Wednesday night was similar to his spring story: Halladay struggled with command and was hit routinely when he veered away from throwing off-speed pitches. And a pitcher that relies solely on off-speed stuff will become a predictable pitcher awfully quick.
The Phillies may continue to wear a brave face - general manager Ruben Amaro Jr. briefly said he was "encouraged" with the swings and misses Halladay got - but it will be difficult for them to keep up with the Braves and Washington Nationals into the summer if Halladay is unreliable.
Halladay, who turns 36 next month, is coming off his worst season in over a decade. After winning his second Cy Young Award in 2010 and finishing as the National League runner-up in 2011, the pitcher long considered to be the best in the game went 11-8 with a 4.49 ERA in 25 starts in 2012.
Halladay landed on the disabled list in May, missed 7 weeks but never regained the consistency that defined him for his career.

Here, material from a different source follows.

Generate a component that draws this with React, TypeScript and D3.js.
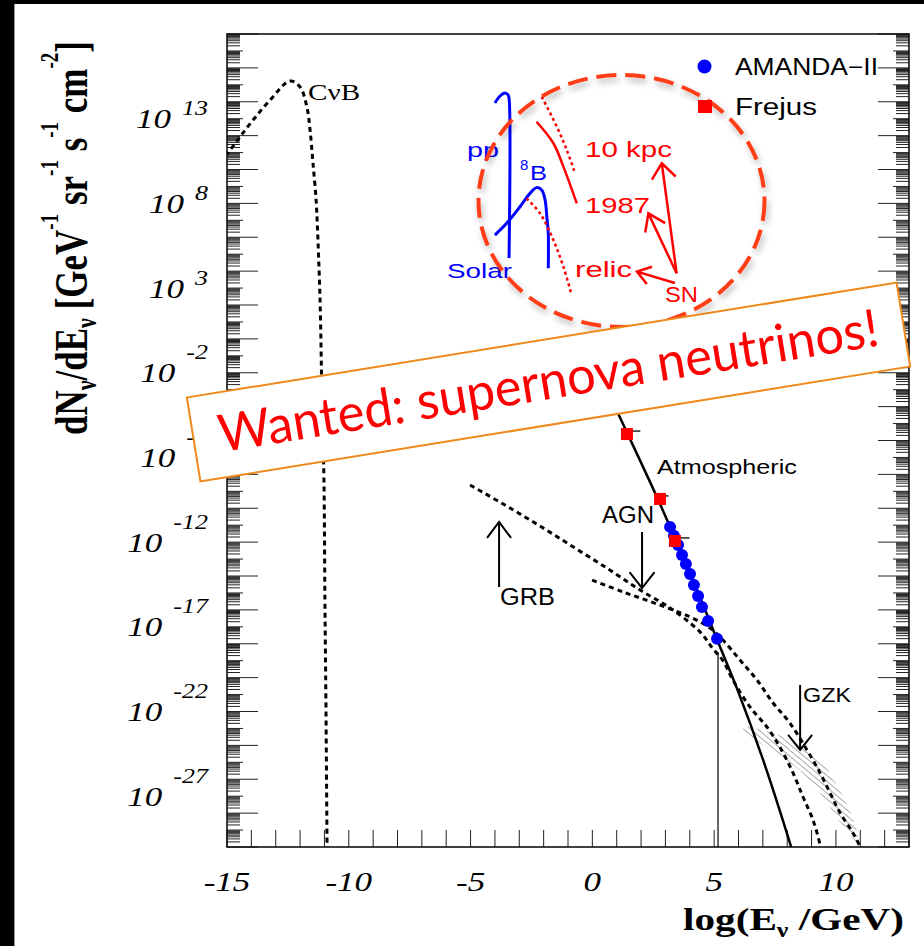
import React from 'react';
import * as d3 from 'd3';

const WIDTH = 924;
const HEIGHT = 946;
const PLOT = { left: 227, right: 909, top: 34, bottom: 847 };

const xDomain: [number, number] = [-15, 13];
const yExpDomain: [number, number] = [-30, 18];
const xTickLabels = [-15, -10, -5, 0, 5, 10];
const yLabelExponents = [13, 8, 3, -2, -7, -12, -17, -22, -27];

// Spectra as [log10(E/GeV), log10(dN/dE)]
const cnbSpectrum = [
  [-15.3, 10.4], [-14.96, 10.98], [-14.47, 11.92], [-13.93, 12.92], [-13.23, 14.1], [-12.41, 15.23],
  [-12.0, 14.87], [-11.72, 13.69], [-11.59, 12.33], [-11.47, 10.38], [-11.35, 8.38], [-11.3, 7.02],
  [-11.18, 2.3], [-11.1, -3.6], [-11.02, -8.33], [-10.98, -15.41], [-10.94, -21.3], [-10.89, -30.5],
];
const atmosphericSpectrum = [
  [0.4, -2.3], [1.05, -4.38], [2.65, -9.34], [4.13, -14.24], [5.16, -17.9], [5.94, -20.65],
  [7.01, -24.86], [8.11, -29.76], [8.2, -30.2],
];
const grbSpectrum = [
  [-5.02, -8.63], [-3.59, -9.81], [-2.15, -11.05], [-0.71, -12.35], [0.72, -13.65], [1.96, -14.83],
  [3.19, -15.89], [4.42, -17.3], [4.95, -18.3], [5.36, -19.0], [5.77, -20.14], [6.47, -21.73],
  [7.17, -22.92], [7.7, -24.1], [8.24, -25.63], [8.65, -27.05], [9.06, -28.41], [9.35, -29.88], [9.4, -30.3],
];
const agnSpectrum = [
  [-0.01, -14.24], [1.26, -14.94], [2.65, -15.65], [4.01, -16.42], [4.83, -17.07], [5.36, -17.78],
  [6.06, -18.96], [6.76, -20.14], [7.42, -21.5], [8.11, -22.68], [8.81, -24.27], [9.35, -25.63],
  [9.76, -26.81], [10.17, -27.99], [10.7, -29.17], [10.99, -30.0], [11.05, -30.3],
];
// [log10(E/GeV), lower log10 flux, upper log10 flux]
const gzkBand = [
  [6.2, -23.2, -22.86], [7.42, -24.39, -23.27], [8.5, -25.45, -23.98], [9.35, -26.81, -24.86],
  [10.1, -28.4, -26.5], [10.6, -29.3, -28.0], [10.9, -29.9, -29.2],
];
const amandaData = [
  [3.19, -11.1], [3.35, -11.63], [3.52, -12.17], [3.68, -12.76], [3.84, -13.29], [4.01, -13.88],
  [4.17, -14.53], [4.34, -15.18], [4.5, -15.83], [4.75, -16.65], [5.12, -17.71],
];
// [log10(E/GeV), log10 flux, upper energy error]
const frejusData = [
  [1.42, -5.62, 0.55], [2.78, -9.45, 0.35], [3.39, -11.93, 0.6],
];
const amandaEdge = { energy: 5.16, top: -18.5 };

// MeV-range sources shown in the highlighted region
const solarPP = [[-4.0, 13.93], [-3.79, 14.34], [-3.59, 14.52], [-3.46, 14.4], [-3.42, 14.2], [-3.42, 4.78]];
const solarB8 = [
  [-4.0, 6.13], [-3.52, 6.82], [-2.97, 7.8], [-2.56, 8.59], [-2.29, 8.93], [-2.08, 8.79],
  [-1.94, 8.2], [-1.87, 7.21], [-1.81, 6.23], [-1.81, 4.17],
];
const snRelic = [[-2.7, 8.3], [-2.15, 7.41], [-1.6, 5.84], [-1.19, 4.26], [-0.85, 2.59]];
const sn1987 = [[-2.29, 12.82], [-1.6, 11.55], [-1.19, 10.17], [-0.64, 8.0]];
const sn10kpc = [[-2.08, 14.3], [-1.46, 12.53], [-1.05, 11.15], [-0.71, 9.78]];

const SERIF = '"Liberation Serif", "DejaVu Serif", serif';
const SANS = '"Liberation Sans", Arial, sans-serif';
const RED = '#ff0000';
const BLUE = '#0000ff';

function arrow(x1: number, y1: number, x2: number, y2: number, len: number, half: number) {
  const dx = x2 - x1, dy = y2 - y1;
  const L = Math.hypot(dx, dy);
  const ux = dx / L, uy = dy / L;
  const nx = -uy, ny = ux;
  const bx = x2 - ux * len, by = y2 - uy * len;
  return `M${x1},${y1}L${x2},${y2}M${bx + nx * half},${by + ny * half}L${x2},${y2}L${bx - nx * half},${by - ny * half}`;
}

export default function App() {
  const x = d3.scaleLinear().domain(xDomain).range([PLOT.left, PLOT.right]);
  const yLog = d3.scaleLog().domain([10 ** yExpDomain[0], 10 ** yExpDomain[1]]).range([PLOT.bottom, PLOT.top]);
  const y = (e: number) => yLog(Math.pow(10, e));

  const smooth = d3.line<number[]>().x(d => x(d[0])).y(d => y(d[1])).curve(d3.curveCatmullRom.alpha(0.5));
  const band = d3.area<number[]>().x(d => x(d[0])).y0(d => y(d[1])).y1(d => y(d[2])).curve(d3.curveCatmullRom.alpha(0.5));

  // axis ticks
  let yTicksL = '';
  let yTicksR = '';
  for (let e = yExpDomain[0]; e <= yExpDomain[1]; e++) {
    for (let k = 1; k <= 9; k++) {
      const v = e + Math.log10(k);
      if (v > yExpDomain[1] + 1e-9) continue;
      const py = y(v);
      const len = k === 1 ? (e % 2 === 0 ? 31 : 16) : 13;
      yTicksL += `M${PLOT.left},${py}h${len}`;
      yTicksR += `M${PLOT.right},${py}h${-len}`;
    }
  }
  let xTicks = '';
  for (let v = xDomain[0]; v <= xDomain[1]; v++) {
    xTicks += `M${x(v)},${PLOT.bottom}v-17`;
  }

  const charW = (s: string, digit: number, minus: number) =>
    [...s].reduce((a, c) => a + (c === '-' ? minus : digit), 0);

  return (
    <svg width={WIDTH} height={HEIGHT} viewBox={`0 0 ${WIDTH} ${HEIGHT}`}
      style={{ position: 'absolute', left: 0, top: 0, background: '#fff' }}>
      <defs>
        <clipPath id="plotArea">
          <rect x={PLOT.left} y={PLOT.top} width={PLOT.right - PLOT.left} height={PLOT.bottom - PLOT.top} />
        </clipPath>
        <pattern id="gzkHatch" width={4.5} height={4.5} patternUnits="userSpaceOnUse" patternTransform="rotate(-50)">
          <line x1={0} y1={0} x2={0} y2={4.5} stroke="#8a8a8a" strokeWidth={1.4} />
        </pattern>
        <filter id="ringShadow" x="-20%" y="-20%" width="140%" height="140%">
          <feDropShadow dx={2} dy={4} stdDeviation={3} floodColor="#000" floodOpacity={0.3} />
        </filter>
      </defs>

      <rect x={0} y={0} width={WIDTH} height={HEIGHT} fill="#fff" />
      <rect x={0} y={0} width={WIDTH} height={4} fill="#000" />
      <rect x={0} y={0} width={14} height={HEIGHT} fill="#000" />
      <rect x={14} y={4} width={1} height={HEIGHT} fill="#999" />

      {/* axes */}
      <path d={yTicksL} stroke="#222" strokeWidth={1} fill="none" />
      <path d={yTicksR} stroke="#222" strokeWidth={1} fill="none" />
      <path d={xTicks} stroke="#222" strokeWidth={1} fill="none" />
      <rect x={PLOT.left} y={PLOT.top} width={PLOT.right - PLOT.left} height={PLOT.bottom - PLOT.top}
        fill="none" stroke="#111" strokeWidth={1.6} />

      {xTickLabels.map(v => {
        const s = String(v);
        return (
          <text key={v} x={x(v)} y={891} textAnchor="middle" fontFamily={SERIF} fontStyle="italic" fontSize={27}
            textLength={charW(s, 17.5, 11.7)} lengthAdjust="spacingAndGlyphs">{s}</text>
        );
      })}
      {yLabelExponents.map(e => {
        const ty = y(e);
        const s = String(e);
        const expW = charW(s, 13, 8.7);
        const expRight = 208;
        const raise = e > 0 ? 13 : 23;
        return (
          <g key={e} fontFamily={SERIF} fontStyle="italic">
            <text x={expRight - expW - 11} y={ty + 9.5} textAnchor="end" fontSize={27}
              textLength={35} lengthAdjust="spacingAndGlyphs">10</text>
            <text x={expRight} y={ty + 9.5 - raise} textAnchor="end" fontSize={20}
              textLength={expW} lengthAdjust="spacingAndGlyphs">{s}</text>
          </g>
        );
      })}

      {/* axis titles */}
      <text transform="translate(87,238) rotate(-90) scale(1,1.32)" textAnchor="middle" fontFamily={SERIF}
        fontWeight="bold" fontSize={35}>
        dN<tspan dy={7} fontSize={22}>ν</tspan><tspan dy={-7}>/dE</tspan><tspan dy={7} fontSize={22}>ν</tspan>
        <tspan dy={-7}> [GeV</tspan><tspan dy={-22} fontSize={19}>-1</tspan><tspan dy={22}> sr</tspan>
        <tspan dy={-22} fontSize={19}>-1</tspan><tspan dy={22}> s</tspan><tspan dy={-22} fontSize={19}>-1</tspan>
        <tspan dy={22}> cm</tspan><tspan dy={-22} fontSize={19}>-2</tspan><tspan dy={22}>]</tspan>
      </text>
      <text x={904} y={930} textAnchor="end" fontFamily={SERIF} fontWeight="bold" fontSize={32}
        textLength={221} lengthAdjust="spacingAndGlyphs">
        log(E<tspan dy={7} fontSize={20}>ν</tspan><tspan dy={-7}> /GeV)</tspan>
      </text>

      {/* spectra */}
      <g clipPath="url(#plotArea)" fill="none">
        <path d={band(gzkBand) ?? ''} fill="url(#gzkHatch)" stroke="none" />
        <path d={smooth(cnbSpectrum) ?? ''} stroke="#000" strokeWidth={3} strokeDasharray="5 4" />
        <path d={smooth(grbSpectrum) ?? ''} stroke="#000" strokeWidth={3} strokeDasharray="5 4" />
        <path d={smooth(agnSpectrum) ?? ''} stroke="#000" strokeWidth={3} strokeDasharray="5 4" />
        <path d={smooth(atmosphericSpectrum) ?? ''} stroke="#000" strokeWidth={2.5} />
        <line x1={x(amandaEdge.energy)} x2={x(amandaEdge.energy)} y1={y(amandaEdge.top)} y2={PLOT.bottom}
          stroke="#000" strokeWidth={1.2} />
      </g>

      {amandaData.map((d, i) => (
        <circle key={i} cx={x(d[0])} cy={y(d[1])} r={6} fill={BLUE} />
      ))}
      {frejusData.map((d, i) => (
        <g key={i}>
          <line x1={x(d[0])} x2={x(d[0] + d[2])} y1={y(d[1]) - 3} y2={y(d[1]) - 3} stroke="#000" strokeWidth={1.3} />
          <rect x={x(d[0]) - 6} y={y(d[1]) - 6} width={12} height={12} fill={RED} />
        </g>
      ))}

      {/* annotations */}
      <text x={x(-11.67)} y={y(14.1)} fontFamily={SERIF} fontSize={23} textLength={52} lengthAdjust="spacingAndGlyphs">CνB</text>
      <text x={x(2.65)} y={y(-7.98)} fontFamily={SANS} fontSize={21} textLength={140} lengthAdjust="spacingAndGlyphs">Atmospheric</text>
      <text x={x(0.4)} y={y(-10.87)} fontFamily={SANS} fontSize={23} textLength={52} lengthAdjust="spacingAndGlyphs">AGN</text>
      <text x={x(-3.79)} y={y(-15.71)} fontFamily={SANS} fontSize={23} textLength={55} lengthAdjust="spacingAndGlyphs">GRB</text>
      <text x={x(8.65)} y={y(-21.44)} fontFamily={SANS} fontSize={21} textLength={48} lengthAdjust="spacingAndGlyphs">GZK</text>
      <g stroke="#000" strokeWidth={2} fill="none">
        <path d={arrow(x(-3.83), y(-14.65), x(-3.83), y(-10.81), 16, 12)} />
        <path d={arrow(x(2.04), y(-11.4), x(2.04), y(-14.71), 16, 12.5)} />
        <path d={arrow(x(8.53), y(-20.44), x(8.53), y(-24.27), 15, 12)} />
      </g>

      {/* solar and supernova neutrinos */}
      <g fill="none">
        <path d={smooth(solarPP) ?? ''} stroke={BLUE} strokeWidth={3} />
        <path d={smooth(solarB8) ?? ''} stroke={BLUE} strokeWidth={3} />
        <path d={smooth(snRelic) ?? ''} stroke={RED} strokeWidth={2.5} strokeDasharray="3 3" />
        <path d={smooth(sn1987) ?? ''} stroke={RED} strokeWidth={2.5} />
        <path d={smooth(sn10kpc) ?? ''} stroke={RED} strokeWidth={2.5} strokeDasharray="3 3" />
      </g>
      <g fontFamily={SANS}>
        <text x={x(-5.15)} y={y(10.74)} fill={BLUE} fontSize={21} textLength={32} lengthAdjust="spacingAndGlyphs">pp</text>
        <text x={x(-2.97)} y={y(9.97)} fill={BLUE} fontSize={15}>8</text>
        <text x={x(-2.56)} y={y(9.38)} fill={BLUE} fontSize={21} textLength={17} lengthAdjust="spacingAndGlyphs">B</text>
        <text x={x(-5.97)} y={y(3.59)} fill={BLUE} fontSize={21} textLength={65} lengthAdjust="spacingAndGlyphs">Solar</text>
        <text x={x(-0.3)} y={y(10.74)} fill={RED} fontSize={22} textLength={87} lengthAdjust="spacingAndGlyphs">10 kpc</text>
        <text x={x(-0.3)} y={y(7.43)} fill={RED} fontSize={22} textLength={65} lengthAdjust="spacingAndGlyphs">1987</text>
        <text x={x(-0.71)} y={y(3.65)} fill={RED} fontSize={22} textLength={57} lengthAdjust="spacingAndGlyphs">relic</text>
        <text x={x(2.98)} y={y(2.18)} fill={RED} fontSize={22} textLength={33} lengthAdjust="spacingAndGlyphs">SN</text>
      </g>
      <g stroke={RED} strokeWidth={2.5} fill="none">
        <path d={arrow(x(3.46), y(3.87), x(2.85), y(10.37), 15, 12)} />
        <path d={arrow(x(3.46), y(3.87), x(2.3), y(7.41), 16, 11)} />
        <path d={arrow(x(3.39), y(3.3), x(1.83), y(3.97), 13, 9)} />
      </g>
      <ellipse cx={621.5} cy={201} rx={143} ry={126} fill="none" stroke="#ff3c14" strokeWidth={4}
        strokeDasharray="20 9" filter="url(#ringShadow)" />

      {/* legend */}
      <circle cx={704.5} cy={66.5} r={7} fill={BLUE} />
      <text x={735} y={75} fontFamily={SANS} fontSize={23} textLength={143} lengthAdjust="spacingAndGlyphs">AMANDA−II</text>
      <rect x={698} y={100} width={14} height={13} fill={RED} />
      <text x={735} y={115} fontFamily={SANS} fontSize={23} textLength={82} lengthAdjust="spacingAndGlyphs">Frejus</text>

      {/* banner */}
      <g transform="translate(548.5,382) rotate(-9.2)">
        <rect x={-359.5} y={-42.5} width={719} height={85} fill="#fff" stroke="#ee8a1c" strokeWidth={2} />
        <text x={-334} y={17} fontFamily="Lato, 'Open Sans', sans-serif" fontSize={52} fill={RED}
          textLength={668} lengthAdjust="spacingAndGlyphs">Wanted: supernova neutrinos!</text>
      </g>
    </svg>
  );
}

In his second-to-last start of 2012, Halladay was gone after 1 2/3 innings after giving up seven runs in an eventual 10-8 defeat to the Braves at Citizens Bank Park.

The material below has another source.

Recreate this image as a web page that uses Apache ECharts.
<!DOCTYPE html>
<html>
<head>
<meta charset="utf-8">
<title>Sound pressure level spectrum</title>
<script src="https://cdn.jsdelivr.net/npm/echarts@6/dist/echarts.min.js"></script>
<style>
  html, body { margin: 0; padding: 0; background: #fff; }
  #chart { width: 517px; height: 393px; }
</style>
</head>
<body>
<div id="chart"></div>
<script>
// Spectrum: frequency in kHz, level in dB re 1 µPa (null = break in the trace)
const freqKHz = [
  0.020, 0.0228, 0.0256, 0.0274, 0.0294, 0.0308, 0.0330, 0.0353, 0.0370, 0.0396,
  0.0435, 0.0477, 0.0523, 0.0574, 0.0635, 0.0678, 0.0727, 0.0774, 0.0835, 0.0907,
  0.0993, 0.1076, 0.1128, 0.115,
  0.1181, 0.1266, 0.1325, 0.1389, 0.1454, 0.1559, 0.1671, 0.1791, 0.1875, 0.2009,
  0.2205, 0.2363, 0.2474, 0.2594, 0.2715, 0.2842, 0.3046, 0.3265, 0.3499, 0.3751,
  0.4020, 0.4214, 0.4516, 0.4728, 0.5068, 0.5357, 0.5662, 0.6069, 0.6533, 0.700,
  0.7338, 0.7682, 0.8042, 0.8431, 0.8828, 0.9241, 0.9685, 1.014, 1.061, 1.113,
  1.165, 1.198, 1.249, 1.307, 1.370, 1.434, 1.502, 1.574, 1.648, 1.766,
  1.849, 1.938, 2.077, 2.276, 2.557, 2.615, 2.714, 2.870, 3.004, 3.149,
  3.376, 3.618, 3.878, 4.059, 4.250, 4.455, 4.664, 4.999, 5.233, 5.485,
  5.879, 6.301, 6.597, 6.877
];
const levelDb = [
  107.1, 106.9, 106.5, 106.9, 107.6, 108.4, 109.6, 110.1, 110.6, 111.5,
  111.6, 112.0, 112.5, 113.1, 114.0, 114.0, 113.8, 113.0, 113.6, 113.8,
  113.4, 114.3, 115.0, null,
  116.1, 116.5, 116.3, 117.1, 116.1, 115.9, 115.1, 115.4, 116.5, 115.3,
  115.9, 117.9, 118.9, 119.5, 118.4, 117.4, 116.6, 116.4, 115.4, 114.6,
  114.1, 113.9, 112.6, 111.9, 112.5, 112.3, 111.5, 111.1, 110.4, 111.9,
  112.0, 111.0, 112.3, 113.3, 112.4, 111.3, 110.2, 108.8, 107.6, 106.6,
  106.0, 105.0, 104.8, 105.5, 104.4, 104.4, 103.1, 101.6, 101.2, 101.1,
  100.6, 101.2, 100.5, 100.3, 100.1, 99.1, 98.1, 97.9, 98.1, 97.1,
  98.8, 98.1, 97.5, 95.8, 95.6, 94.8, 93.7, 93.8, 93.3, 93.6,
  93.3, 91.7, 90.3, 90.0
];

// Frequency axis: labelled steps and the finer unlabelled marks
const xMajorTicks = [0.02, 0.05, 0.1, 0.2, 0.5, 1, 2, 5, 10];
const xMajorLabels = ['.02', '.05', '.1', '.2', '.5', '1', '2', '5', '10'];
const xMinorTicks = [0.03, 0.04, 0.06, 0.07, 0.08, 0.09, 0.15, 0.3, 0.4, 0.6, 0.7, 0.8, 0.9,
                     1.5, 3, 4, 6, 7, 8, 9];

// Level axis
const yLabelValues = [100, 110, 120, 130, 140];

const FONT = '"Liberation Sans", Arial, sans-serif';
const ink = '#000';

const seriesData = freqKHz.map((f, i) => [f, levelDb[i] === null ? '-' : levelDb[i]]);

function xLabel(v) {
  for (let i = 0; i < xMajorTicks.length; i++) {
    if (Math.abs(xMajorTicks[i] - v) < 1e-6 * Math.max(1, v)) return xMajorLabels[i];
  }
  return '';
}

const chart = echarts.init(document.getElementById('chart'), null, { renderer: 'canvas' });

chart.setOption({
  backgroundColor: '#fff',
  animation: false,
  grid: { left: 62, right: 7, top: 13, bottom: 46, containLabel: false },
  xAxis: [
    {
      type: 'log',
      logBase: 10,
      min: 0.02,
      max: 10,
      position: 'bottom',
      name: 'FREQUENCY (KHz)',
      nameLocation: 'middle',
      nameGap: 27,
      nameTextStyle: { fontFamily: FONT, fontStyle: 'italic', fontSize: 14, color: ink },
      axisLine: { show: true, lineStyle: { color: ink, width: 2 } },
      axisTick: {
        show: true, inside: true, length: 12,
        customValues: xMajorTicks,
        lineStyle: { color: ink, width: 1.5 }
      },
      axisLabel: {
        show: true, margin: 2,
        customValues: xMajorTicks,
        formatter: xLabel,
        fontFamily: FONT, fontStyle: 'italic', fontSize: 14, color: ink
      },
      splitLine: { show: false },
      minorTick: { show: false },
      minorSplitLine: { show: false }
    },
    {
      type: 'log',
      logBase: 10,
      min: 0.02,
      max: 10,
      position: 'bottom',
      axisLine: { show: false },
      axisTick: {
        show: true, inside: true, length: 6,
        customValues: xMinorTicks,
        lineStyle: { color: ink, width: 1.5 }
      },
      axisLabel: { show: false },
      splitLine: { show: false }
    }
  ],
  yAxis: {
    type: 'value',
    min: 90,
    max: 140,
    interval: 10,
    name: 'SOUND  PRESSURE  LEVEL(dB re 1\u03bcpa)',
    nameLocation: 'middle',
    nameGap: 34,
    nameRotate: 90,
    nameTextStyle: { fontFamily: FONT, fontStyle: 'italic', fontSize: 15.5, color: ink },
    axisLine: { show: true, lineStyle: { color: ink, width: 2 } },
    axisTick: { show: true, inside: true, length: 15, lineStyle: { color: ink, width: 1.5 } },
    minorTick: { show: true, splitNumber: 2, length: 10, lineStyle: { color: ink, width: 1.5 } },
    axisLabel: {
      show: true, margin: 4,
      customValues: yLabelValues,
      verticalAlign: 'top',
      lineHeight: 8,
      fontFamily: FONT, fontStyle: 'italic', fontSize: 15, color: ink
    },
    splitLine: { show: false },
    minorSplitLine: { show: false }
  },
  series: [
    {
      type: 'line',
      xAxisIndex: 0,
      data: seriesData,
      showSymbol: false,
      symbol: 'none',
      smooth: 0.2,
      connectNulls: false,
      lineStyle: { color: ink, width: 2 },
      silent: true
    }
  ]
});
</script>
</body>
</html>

On a soggy night when patrons were decked out in ponchos, Halladay still couldn't figure out the Braves.
After striking out the side in the second, Halladay put two runners on with a single and walk while also unleashing a wild pitch in a scoreless third. He needed 79 pitches to get through the first three innings.
In the fourth, Halladay was greeted with a solo home run by eight-hole hitter Evan Gattis. Two batters later, Manuel slowly walked to the mound to take the ball from his starting pitcher.
Afterward, Halladay said he was trying to be "too picky, too fine" and that led to deep counts. He needed 40 pitches to get through the first inning.
"I was just trying to be too picky, too fine," Halladay said. "Last year, feeling the way you do, you think, 'I can't throw an 86-mph fastball to a general zone, it's going to get hit.' So you get to the point where you start to get picky. I'm getting to the point where I'm building arm strength and it's continuing to grow every time I pitch, so I can start opening things up and not try to be so fine - which is what I've always done.
"I've always relied on movement and not tried to pick sides of the plate. And there were times where we were picking corners of the plate. I need to open it up and let the movement take care of itself."
If you were looking for any silver linings, Halladay induced 15 swings and misses in his 95 pitches. According to Baseball-Reference.com, Halladay is the only pitcher since 1916 to strike out nine batters in an outing less than 3 2/3 innings.
His off-speed stuff was effective, at least when matched up against an aggressive Braves lineup. But beginning at the start of the 2012 season, Halladay has an 11.57 ERA in his last five starts against that same, high-powered Atlanta offense.
"I still say he's going to be all right," Manuel said. "I think he's going to get better and that he'll give us a consistent seven innings when he finds his location."